## What the exercise asks
Repeat the lines below exactly as they appear, but leave out the images.

▬▬▬

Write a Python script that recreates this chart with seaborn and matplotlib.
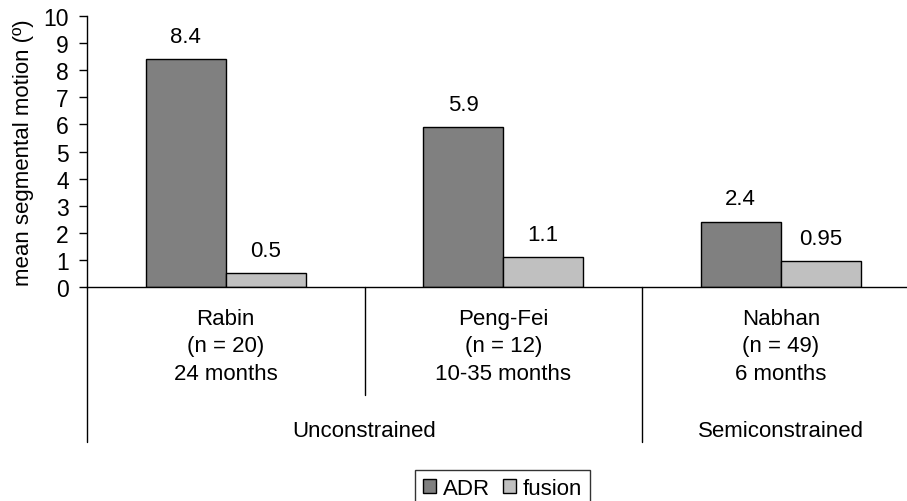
import pandas as pd
import matplotlib
matplotlib.use("Agg")
import matplotlib.pyplot as plt
import seaborn as sns

# Data
studies = ["Rabin", "Peng-Fei", "Nabhan"]
sizes = ["(n = 20)", "(n = 12)", "(n = 49)"]
follow_up = ["24 months", "10-35 months", "6 months"]
adr = [8.4, 5.9, 2.4]
fusion = [0.5, 1.1, 0.95]
adr_labels = ["8.4", "5.9", "2.4"]
fusion_labels = ["0.5", "1.1", "0.95"]
groups = ["Unconstrained", "Semiconstrained"]
group_spans = [(0, 1), (2, 2)]  # first and last study index of each group

df = pd.DataFrame({
    "study": studies * 2,
    "value": adr + fusion,
    "treatment": ["ADR"] * 3 + ["fusion"] * 3,
})

sns.set_theme(style="white")
plt.rcParams["font.family"] = ["Liberation Sans", "DejaVu Sans"]
plt.rcParams.update({"text.color": "black", "axes.labelcolor": "black",
                     "xtick.color": "black", "ytick.color": "black"})

fig = plt.figure(figsize=(9.07, 5.02), dpi=100)
ax = fig.add_axes([87 / 907, 1 - 288 / 502, 832.5 / 907, 271 / 502])

sns.barplot(data=df, x="study", y="value", hue="treatment",
            palette=["#808080", "#C0C0C0"], edgecolor="black", linewidth=1,
            width=0.577, gap=0, ax=ax, legend=False)

ax.bar_label(ax.containers[0], labels=adr_labels, padding=9, fontsize=16)
ax.bar_label(ax.containers[1], labels=fusion_labels, padding=9, fontsize=16)

ax.set_xlim(-0.5, 2.5)
ax.set_ylim(0, 10)
ax.set_yticks(range(0, 11))
ax.tick_params(axis="y", direction="out", length=6, width=1, color="black",
               labelsize=16.5, left=True, pad=7)
ax.set_xticks(range(len(studies)))
ax.set_xticklabels([f"{s}\n{n}\n{f}" for s, n, f in zip(studies, sizes, follow_up)],
                   fontsize=16, linespacing=1.4)
ax.tick_params(axis="x", length=0, pad=15)
ax.set_xlabel("")
ax.set_ylabel("mean segmental motion (º)", fontsize=16, labelpad=7)

for side in ["top", "right"]:
    ax.spines[side].set_visible(False)
for side in ["left", "bottom"]:
    ax.spines[side].set_color("black")
    ax.spines[side].set_linewidth(1)

# category dividers below the axis
trans = ax.get_xaxis_transform()
ax.plot([-0.5, -0.5], [0, -0.572], color="black", lw=1, transform=trans, clip_on=False)
ax.plot([0.5, 0.5], [0, -0.3985], color="black", lw=1, transform=trans, clip_on=False)
ax.plot([1.5, 1.5], [0, -0.572], color="black", lw=1, transform=trans, clip_on=False)

for name, (a, b) in zip(groups, group_spans):
    ax.text((a + b) / 2, -0.5277, name, transform=trans, ha="center", va="center",
            fontsize=16)

handles = [plt.Rectangle((0, 0), 1, 1, facecolor=c, edgecolor="black", lw=1)
           for c in ["#808080", "#C0C0C0"]]
leg = ax.legend(handles, ["ADR", "fusion"], loc="lower center",
                bbox_to_anchor=(0.554, -0.012), bbox_transform=fig.transFigure,
                ncol=2, fontsize=16, frameon=True, fancybox=False,
                handlelength=0.6, handleheight=0.6, handletextpad=0.3,
                columnspacing=0.6, borderpad=0.35, borderaxespad=0)
leg.get_frame().set_edgecolor("black")
leg.get_frame().set_linewidth(1)

fig.savefig("out.png", dpi=100)
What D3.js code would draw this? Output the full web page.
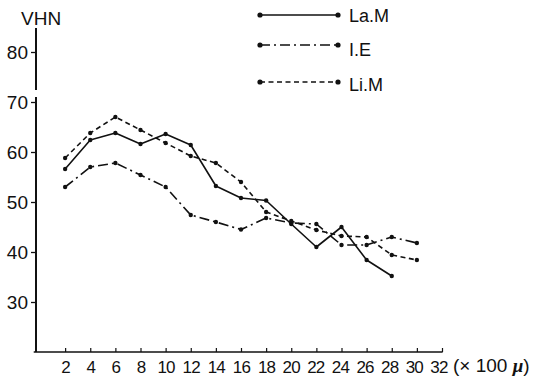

▬▬▬

## Reply to the exercise
Write a Python script that recreates this chart with seaborn and matplotlib.
import pandas as pd
import matplotlib
matplotlib.use("Agg")
import matplotlib.pyplot as plt
import seaborn as sns

# Data
studies = ["Rabin", "Peng-Fei", "Nabhan"]
sizes = ["(n = 20)", "(n = 12)", "(n = 49)"]
follow_up = ["24 months", "10-35 months", "6 months"]
adr = [8.4, 5.9, 2.4]
fusion = [0.5, 1.1, 0.95]
adr_labels = ["8.4", "5.9", "2.4"]
fusion_labels = ["0.5", "1.1", "0.95"]
groups = ["Unconstrained", "Semiconstrained"]
group_spans = [(0, 1), (2, 2)]  # first and last study index of each group

df = pd.DataFrame({
    "study": studies * 2,
    "value": adr + fusion,
    "treatment": ["ADR"] * 3 + ["fusion"] * 3,
})

sns.set_theme(style="white")
plt.rcParams["font.family"] = ["Liberation Sans", "DejaVu Sans"]
plt.rcParams.update({"text.color": "black", "axes.labelcolor": "black",
                     "xtick.color": "black", "ytick.color": "black"})

fig = plt.figure(figsize=(9.07, 5.02), dpi=100)
ax = fig.add_axes([87 / 907, 1 - 288 / 502, 832.5 / 907, 271 / 502])

sns.barplot(data=df, x="study", y="value", hue="treatment",
            palette=["#808080", "#C0C0C0"], edgecolor="black", linewidth=1,
            width=0.577, gap=0, ax=ax, legend=False)

ax.bar_label(ax.containers[0], labels=adr_labels, padding=9, fontsize=16)
ax.bar_label(ax.containers[1], labels=fusion_labels, padding=9, fontsize=16)

ax.set_xlim(-0.5, 2.5)
ax.set_ylim(0, 10)
ax.set_yticks(range(0, 11))
ax.tick_params(axis="y", direction="out", length=6, width=1, color="black",
               labelsize=16.5, left=True, pad=7)
ax.set_xticks(range(len(studies)))
ax.set_xticklabels([f"{s}\n{n}\n{f}" for s, n, f in zip(studies, sizes, follow_up)],
                   fontsize=16, linespacing=1.4)
ax.tick_params(axis="x", length=0, pad=15)
ax.set_xlabel("")
ax.set_ylabel("mean segmental motion (º)", fontsize=16, labelpad=7)

for side in ["top", "right"]:
    ax.spines[side].set_visible(False)
for side in ["left", "bottom"]:
    ax.spines[side].set_color("black")
    ax.spines[side].set_linewidth(1)

# category dividers below the axis
trans = ax.get_xaxis_transform()
ax.plot([-0.5, -0.5], [0, -0.572], color="black", lw=1, transform=trans, clip_on=False)
ax.plot([0.5, 0.5], [0, -0.3985], color="black", lw=1, transform=trans, clip_on=False)
ax.plot([1.5, 1.5], [0, -0.572], color="black", lw=1, transform=trans, clip_on=False)

for name, (a, b) in zip(groups, group_spans):
    ax.text((a + b) / 2, -0.5277, name, transform=trans, ha="center", va="center",
            fontsize=16)

handles = [plt.Rectangle((0, 0), 1, 1, facecolor=c, edgecolor="black", lw=1)
           for c in ["#808080", "#C0C0C0"]]
leg = ax.legend(handles, ["ADR", "fusion"], loc="lower center",
                bbox_to_anchor=(0.554, -0.012), bbox_transform=fig.transFigure,
                ncol=2, fontsize=16, frameon=True, fancybox=False,
                handlelength=0.6, handleheight=0.6, handletextpad=0.3,
                columnspacing=0.6, borderpad=0.35, borderaxespad=0)
leg.get_frame().set_edgecolor("black")
leg.get_frame().set_linewidth(1)

fig.savefig("out.png", dpi=100)
What D3.js code would draw this? Output the full web page.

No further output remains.